Depuis quelques semaines, des efforts diplomatiques olympiens sont dirigés par les États-Unis vers les pétro-dictatures du Golfe, surtout l’Arabie saoudite. Le Washington Post a salué la rencontre de Joe Biden avec le prince Mohammad bin Salmane, malgré que les mains de ce dernier soient toujours tachées du sang de Jamal Khasoggi – qui était, avant d’être massacré par les agents du prince héritier, journaliste et collaborateur au… Washington Post.

Des armes américaines et françaises se trouvent entre les mains des bouchers du Yémen. Le soutien occidental à la colonisation israélienne de ce qui reste de la Palestine reste indéfectible et sans appel dans les officines du pouvoir.

Pourquoi de telles manœuvres diplomatiques? Serait-ce pour coordonner les positions politiques quant au sort éventuel de l’Iran, dans le collimateur de l’Empire depuis la sanguinaire présidence de Ronald Reagan?

Ajoutons à cela l’effondrement écologique, l’avènement du « capitalisme algorithmique » (brillamment défini ici par le politologue québécois Jonathan Durand-Folco) et la progression lente mais sûre des fascismes partout dans le monde.

Comment se retrouver, à travers ce maelstrom qui alimente, selon Rosa, « l’insécurité ontologique », qu’on peut définir comme un grand mal-être étendu à l’ensemble de la condition humaine et dont la guerre en Ukraine n’est au fond qu’un balbutiement?

Le pari de l’Humanité

Que nous reste-t-il comme porte de sortie de cette insécurité ontologique?

Je dis : le maintien de l’espoir. Car ce dernier demeure, au final, sans finalité.

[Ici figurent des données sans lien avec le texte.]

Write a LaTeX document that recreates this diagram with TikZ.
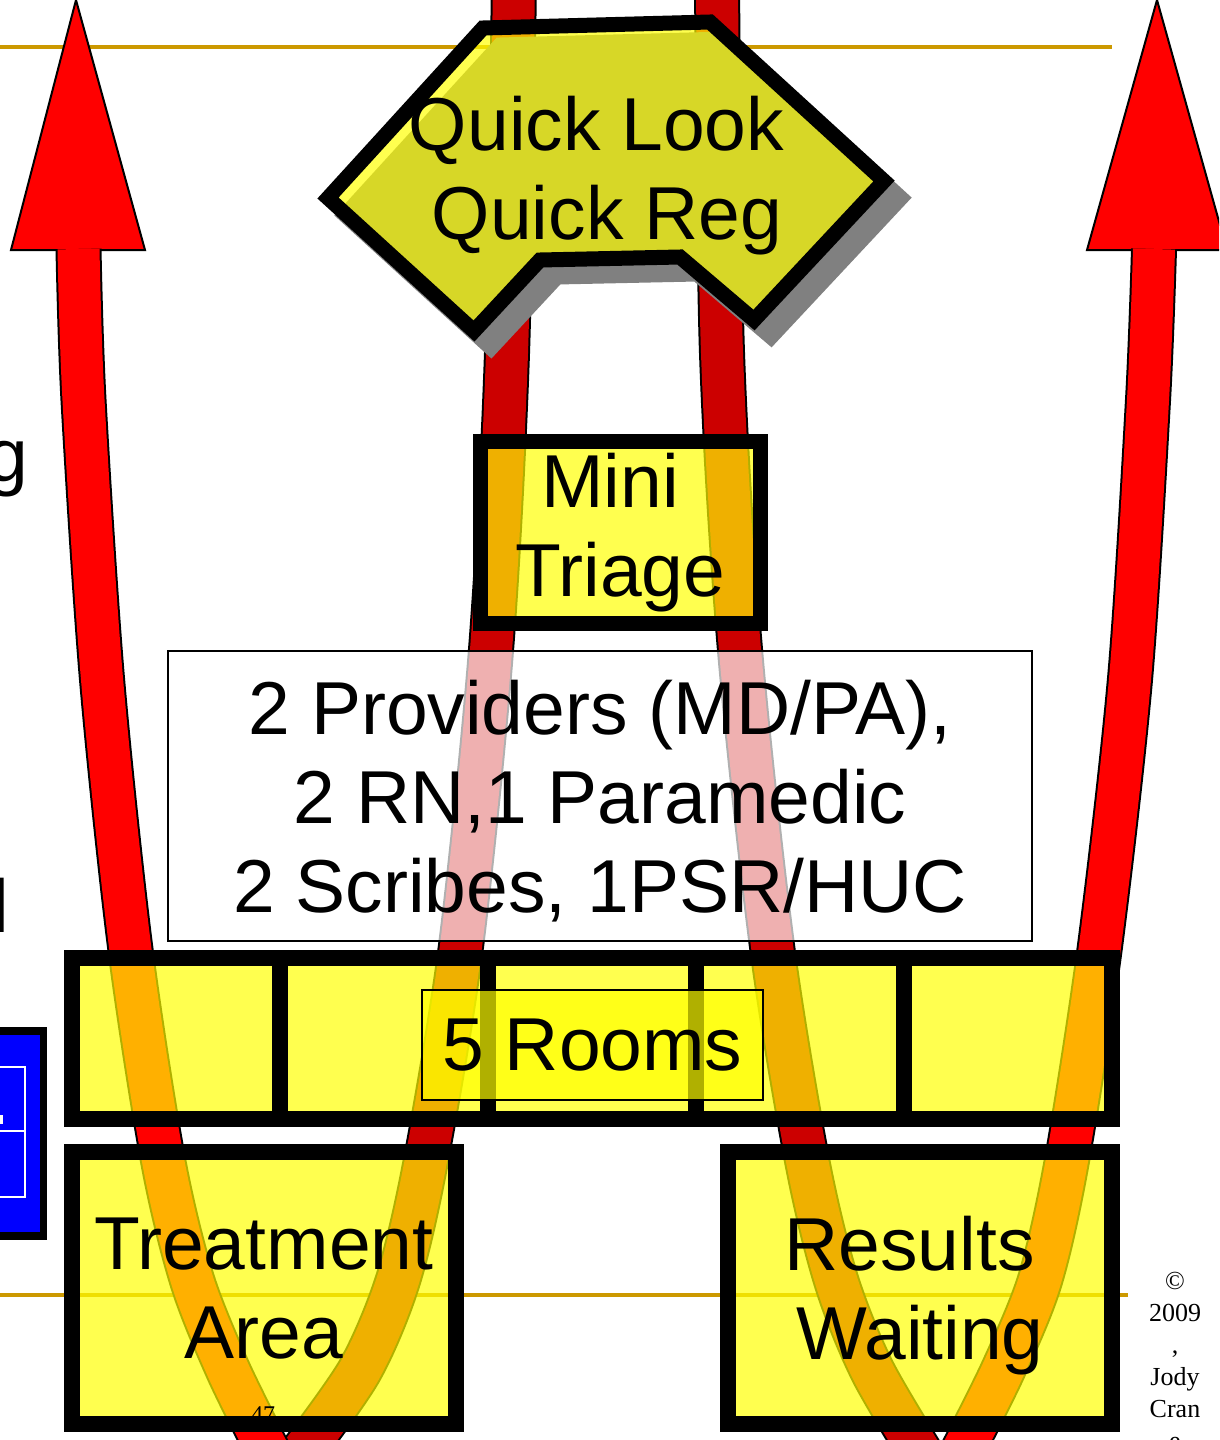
\documentclass[tikz,border=0pt]{standalone}
\usepackage{fontspec}
\setmainfont{Liberation Sans}
\newfontfamily\copyfont{Liberation Serif}
\usepackage{xcolor}
\definecolor{cGold}{HTML}{CC9900}
\definecolor{cRed}{HTML}{FF0000}
\definecolor{cDarkRed}{HTML}{CC0000}
\definecolor{cYellow}{HTML}{FFFF00}
\definecolor{cShadow}{HTML}{808080}
\definecolor{cBlue}{HTML}{0000FF}
\usepackage{tikz}
\usetikzlibrary{positioning}
\newcommand{\bigfont}{\fontsize{75}{89}\selectfont}
\newcommand{\trail}{\rule{0.278em}{0pt}}
\tikzset{
  node-room/.style={draw=black,line width=16pt,fill=cYellow,fill opacity=0.69,
    text opacity=1,inner sep=0pt,outer sep=0pt,align=center,font=\bigfont},
  node-cell/.style={node-room,minimum width=208pt,minimum height=161pt},
  node-note/.style={draw=black,line width=2pt,fill=white,fill opacity=0.69,
    text opacity=1,inner sep=0pt,align=center,font=\bigfont},
  node-small/.style={font=\copyfont\fontsize{26}{32}\selectfont,inner sep=0pt,align=center},
  band-edge/.style={draw=black,line width=46pt,line join=round},
  band-in/.style={draw=cDarkRed,line width=42pt,line join=round},
  band-out/.style={draw=cRed,line width=42pt,line join=round},
  arrow-head/.style={draw=black,line width=2pt,fill=cRed,line join=miter},
  rule-line/.style={draw=cGold,line width=4pt},
}

\begin{document}
\begin{tikzpicture}[x=1pt,y=-1pt]
  \useasboundingbox (0,0) rectangle (1219,1440);
  \clip (0,0) rectangle (1219,1440);
  \fill[white] (0,0) rectangle (1219,1440);

  % slide rules
  \draw[rule-line] (0,47) -- (1112,47);
  \draw[rule-line] (0,1295) -- (1128,1295);

  % cut-off bits at the left edge
  \node[font=\bigfont,inner sep=0pt,anchor=base east] (fragG) at (28,481) {g};
  \node[font=\bigfont,inner sep=0pt,anchor=base east] (fragL) at (9,932) {l};
  \fill[black] (-10,1027) rectangle (47,1240);
  \fill[cBlue] (-10,1035) rectangle (40,1232);
  \draw[white,line width=2.5pt] (-10,1067) rectangle (25,1197) (-10,1131) -- (25,1131);
  \fill[white] (0,1115) rectangle (3,1124);

  % U-turn arrows
  \filldraw[arrow-head] (76,0) -- (145,250) -- (11,250) -- cycle;
  \filldraw[arrow-head] (1157,0) -- (1227,250) -- (1087,250) -- cycle;
  \foreach \s in {band-edge,band-in}
    \draw[\s] plot[smooth] coordinates {(514,-20) (507,353) (491,650) (461,946)
      (426,1160) (398,1280) (360,1370) (300,1455)};
  \foreach \s in {band-edge,band-out}
    \draw[\s] plot[smooth] coordinates {(78.5,249) (83.5,400) (102,679) (130,946)
      (163,1160) (192,1280) (228,1370) (270,1455)};
  \foreach \s in {band-edge,band-in}
    \draw[\s] plot[smooth] coordinates {(717,-20) (722,353) (740,650) (772,946)
      (807,1160) (836,1280) (872,1370) (925,1460)};
  \foreach \s in {band-edge,band-out}
    \draw[\s] plot[smooth] coordinates {(1154,249) (1148,400) (1130,679) (1100,946)
      (1067,1160) (1040,1280) (1003,1370) (958,1460)};

  % quick look sign
  \filldraw[cShadow,line width=15pt,shift={(17,17)}] (483,28) -- (710,22) -- (884,181)
    -- (754,320) -- (680,257) -- (540,260) -- (474,331) -- (328,198) -- cycle;
  \filldraw[fill=cYellow,fill opacity=0.69,draw=black,line width=15pt,line join=miter]
    (483,28) -- (710,22) -- (884,181) -- (754,320) -- (680,257) -- (540,260)
    -- (474,331) -- (328,198) -- cycle;
  \node[font=\bigfont,align=center,inner sep=0pt] (qlook) at (607,176) {Quick Look\trail\\Quick Reg};

  \node[node-room,line width=15pt,minimum width=280pt,minimum height=182pt] (triage)
    at (620.5,532.5) {Mini\trail\\Triage};
  \node[node-note,minimum width=864pt,minimum height=290pt,text depth=0pt] (staff)
    at (600,796) {2 Providers (MD/PA),\\2 RN,1 Paramedic\\2 Scribes, 1PSR/HUC};

  % rooms row
  \node[node-cell] (room1) at (176,1038.5) {};
  \node[node-cell,right=0pt of room1] (room2) {};
  \node[node-cell,right=0pt of room2] (room3) {};
  \node[node-cell,right=0pt of room3] (room4) {};
  \node[node-cell,right=0pt of room4] (room5) {};
  \node[node-note,fill=cYellow,minimum width=341pt,minimum height=110pt] (rooms)
    at (592.5,1045) {5 Rooms};

  \node[node-room,minimum width=384.5pt,minimum height=272pt,text depth=0pt] (treat)
    at (263.75,1288) {Treatment\\Area};
  \node[node-room,minimum width=384pt,minimum height=272pt,text depth=0pt] (results)
    at (920,1288) {Results\trail\\Waiting};

  \node[font=\copyfont\fontsize{24}{24}\selectfont,inner sep=0pt,anchor=north] (pagenum)
    at (263,1406) {47};
  \node[node-small,anchor=north] (copyr) at (1175,1272) {©\\2009\\,\\Jody\\Cran\\e};
\end{tikzpicture}
\end{document}
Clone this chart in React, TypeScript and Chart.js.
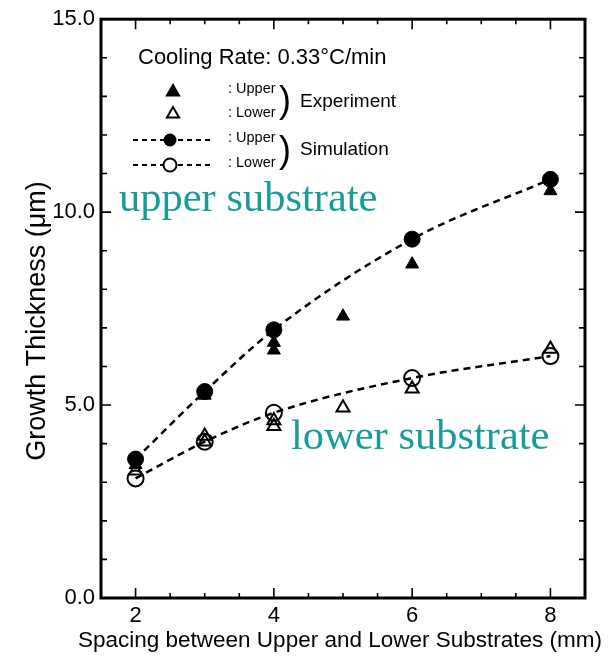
import React, { useEffect, useRef } from 'react';
import { Chart, registerables } from 'chart.js';

Chart.register(...registerables);

// ---- data ----
const simX = [2, 3, 4, 6, 8];
const simUpper = [3.6, 5.35, 6.95, 9.3, 10.85];
const simLower = [3.1, 4.05, 4.8, 5.7, 6.27];

const expUpperX = [2, 3, 4, 4, 5, 6, 8];
const expUpperY = [3.45, 5.25, 6.62, 6.42, 7.3, 8.65, 10.55];
const expLowerX = [2, 3, 3, 4, 4, 5, 6, 8];
const expLowerY = [3.3, 4.2, 4.05, 4.6, 4.45, 4.93, 5.42, 6.45];

const xTickLabels = [2, 4, 6, 8];
const xMinorTicks = [2.5, 3, 3.5, 4.5, 5, 5.5, 6.5, 7, 7.5];
const yTickLabels = [0, 5, 10, 15];
const yMinorTicks = [1, 2, 3, 4, 6, 7, 8, 9, 11, 12, 13, 14];

const xTitle = 'Spacing between Upper and Lower Substrates (mm)';
const yTitle = 'Growth Thickness (\u03BCm)';

const SANS = "'Liberation Sans', Arial, Helvetica, sans-serif";
const SERIF = "'Liberation Serif', 'Times New Roman', serif";
const TEAL = '#189c9a';

const toPoints = (xs: number[], ys: number[]) => xs.map((x, i) => ({ x, y: ys[i] }));

const framePlugin = {
  id: 'frame',
  beforeDatasetsDraw(chart: any) {
    const { ctx, chartArea: a, scales } = chart;
    const xs = scales.x;
    const ys = scales.y;
    ctx.save();
    ctx.strokeStyle = '#000';
    ctx.lineWidth = 3;
    ctx.strokeRect(a.left, a.top, a.right - a.left, a.bottom - a.top);
    ctx.lineWidth = 1.6;
    const tickX = (v: number, len: number) => {
      const px = xs.getPixelForValue(v);
      ctx.beginPath();
      ctx.moveTo(px, a.bottom);
      ctx.lineTo(px, a.bottom - len);
      ctx.moveTo(px, a.top);
      ctx.lineTo(px, a.top + len);
      ctx.stroke();
    };
    const tickY = (v: number, len: number) => {
      const py = ys.getPixelForValue(v);
      ctx.beginPath();
      ctx.moveTo(a.left, py);
      ctx.lineTo(a.left + len, py);
      ctx.moveTo(a.right, py);
      ctx.lineTo(a.right - len, py);
      ctx.stroke();
    };
    xTickLabels.forEach((v) => tickX(v, 10));
    xMinorTicks.forEach((v) => tickX(v, 5));
    yTickLabels.forEach((v) => tickY(v, 10));
    yMinorTicks.forEach((v) => tickY(v, 6));
    ctx.restore();
  },
  afterDraw(chart: any) {
    const { ctx } = chart;
    ctx.save();
    ctx.fillStyle = '#000';
    ctx.strokeStyle = '#000';
    ctx.textBaseline = 'middle';

    // axis titles (drawn freely so they may extend past the plot width)
    ctx.textAlign = 'center';
    ctx.font = `22.5px ${SANS}`;
    ctx.fillText(xTitle, 340, 641);
    ctx.save();
    ctx.translate(38, 321);
    ctx.rotate(-Math.PI / 2);
    ctx.font = `27px ${SANS}`;
    ctx.fillText(yTitle, 0, 0);
    ctx.restore();

    ctx.textAlign = 'left';
    // title inside plot
    ctx.font = `22px ${SANS}`;
    ctx.fillText('Cooling Rate: 0.33\u00B0C/min', 138, 58);

    // legend symbols
    const tri = (cx: number, cy: number, r: number, filled: boolean) => {
      ctx.beginPath();
      ctx.moveTo(cx, cy - r);
      ctx.lineTo(cx + r * 0.866, cy + r * 0.5);
      ctx.lineTo(cx - r * 0.866, cy + r * 0.5);
      ctx.closePath();
      if (filled) ctx.fill();
      ctx.lineWidth = 2;
      ctx.stroke();
    };
    tri(173, 92, 7, true);
    tri(173, 114, 7, false);

    const dashLine = (x1: number, x2: number, y: number) => {
      ctx.beginPath();
      ctx.setLineDash([5, 4]);
      ctx.lineWidth = 2;
      ctx.moveTo(x1, y);
      ctx.lineTo(x2, y);
      ctx.stroke();
      ctx.setLineDash([]);
    };
    dashLine(133, 212, 140);
    dashLine(133, 212, 165);
    ctx.beginPath();
    ctx.arc(170, 140, 6.5, 0, Math.PI * 2);
    ctx.fill();
    ctx.beginPath();
    ctx.arc(170, 165, 6.5, 0, Math.PI * 2);
    ctx.fillStyle = '#fff';
    ctx.fill();
    ctx.lineWidth = 2;
    ctx.stroke();
    ctx.fillStyle = '#000';

    ctx.font = `14.5px ${SANS}`;
    ctx.fillText(': Upper', 228, 89);
    ctx.fillText(': Lower', 228, 113);
    ctx.fillText(': Upper', 228, 138);
    ctx.fillText(': Lower', 228, 163);

    ctx.font = `36px ${SANS}`;
    ctx.fillText(')', 279, 102);
    ctx.fillText(')', 279, 152);

    ctx.font = `19px ${SANS}`;
    ctx.fillText('Experiment', 300, 102);
    ctx.fillText('Simulation', 300, 150);

    // teal annotations
    ctx.fillStyle = TEAL;
    ctx.font = `42.5px ${SERIF}`;
    ctx.fillText('upper substrate', 119, 200);
    ctx.fillText('lower substrate', 291, 438);
    ctx.restore();
  },
};

export default function App() {
  const ref = useRef<HTMLCanvasElement | null>(null);

  useEffect(() => {
    document.body.style.margin = '0';
    const canvas = ref.current;
    if (!canvas) return;
    const chart = new Chart(canvas, {
      type: 'scatter',
      data: {
        datasets: [
          {
            label: 'Experiment Upper',
            data: toPoints(expUpperX, expUpperY),
            pointStyle: 'triangle',
            pointRadius: 7.5,
            backgroundColor: '#000',
            borderColor: '#000',
            borderWidth: 1,
            order: 0,
          },
          {
            label: 'Experiment Lower',
            data: toPoints(expLowerX, expLowerY),
            pointStyle: 'triangle',
            pointRadius: 7.5,
            backgroundColor: 'rgba(255,255,255,0)',
            borderColor: '#000',
            borderWidth: 2,
            order: 0,
          },
          {
            type: 'line',
            label: 'Simulation Upper',
            data: toPoints(simX, simUpper),
            showLine: true,
            cubicInterpolationMode: 'monotone',
            borderColor: '#000',
            borderWidth: 2.5,
            borderDash: [7, 5],
            pointStyle: 'circle',
            pointRadius: 8,
            pointBackgroundColor: '#000',
            pointBorderColor: '#000',
            pointBorderWidth: 1,
            fill: false,
            order: 1,
          },
          {
            type: 'line',
            label: 'Simulation Lower',
            data: toPoints(simX, simLower),
            showLine: true,
            cubicInterpolationMode: 'monotone',
            borderColor: '#000',
            borderWidth: 2.5,
            borderDash: [7, 5],
            pointStyle: 'circle',
            pointRadius: 8,
            pointBackgroundColor: 'rgba(255,255,255,0)',
            pointBorderColor: '#000',
            pointBorderWidth: 2,
            fill: false,
            order: 1,
          },
        ],
      } as any,
      options: {
        animation: false,
        responsive: false,
        devicePixelRatio: 1,
        layout: { padding: { top: 17, right: 23, left: 0, bottom: 0 } },
        plugins: {
          legend: { display: false },
          tooltip: { enabled: false },
          title: { display: false },
        },
        scales: {
          x: {
            type: 'linear',
            min: 1.5,
            max: 8.5,
            grid: { display: false, drawTicks: false },
            border: { display: false },
            afterBuildTicks: (s: any) => {
              s.ticks = xTickLabels.map((v) => ({ value: v }));
            },
            afterFit: (s: any) => {
              s.height = 69;
            },
            ticks: {
              color: '#000',
              padding: 5,
              font: { family: SANS, size: 22 },
              callback: (v: any) => String(v),
            },
            title: { display: false },
          },
          y: {
            type: 'linear',
            min: 0,
            max: 15,
            grid: { display: false, drawTicks: false },
            border: { display: false },
            afterBuildTicks: (s: any) => {
              s.ticks = yTickLabels.map((v) => ({ value: v }));
            },
            afterFit: (s: any) => {
              s.width = 101;
            },
            ticks: {
              color: '#000',
              padding: 6,
              font: { family: SANS, size: 22 },
              callback: (v: any) => Number(v).toFixed(1),
            },
            title: { display: false },
          },
        },
      } as any,
      plugins: [framePlugin],
    });
    return () => chart.destroy();
  }, []);

  return (
    <div style={{ width: 608, height: 667 }}>
      <canvas ref={ref} width={608} height={667} style={{ display: 'block' }} />
    </div>
  );
}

En écrivant ceci, je repense à cette scène de la série The Sandman, de Neil Gaiman, où même Lucifer, dans un farouche combat des esprits, doit céder contre Morphée (le maître des rêves et protagoniste principal de la série) qui, face à l’invocation de la puissance nihiliste de « l’Anti-vie », présentée comme l’ultime force destructrice, lui oppose l’espoir comme horizon indépassable.

Ce que j’appelle et ce que j’ai invoqué de nombreuses fois dans mes chroniques « le pari de l’Humanité ».

Dommage que les démagogues viendront probablement vous souligner qu’il s’agit aussi du nom d’un journal communiste.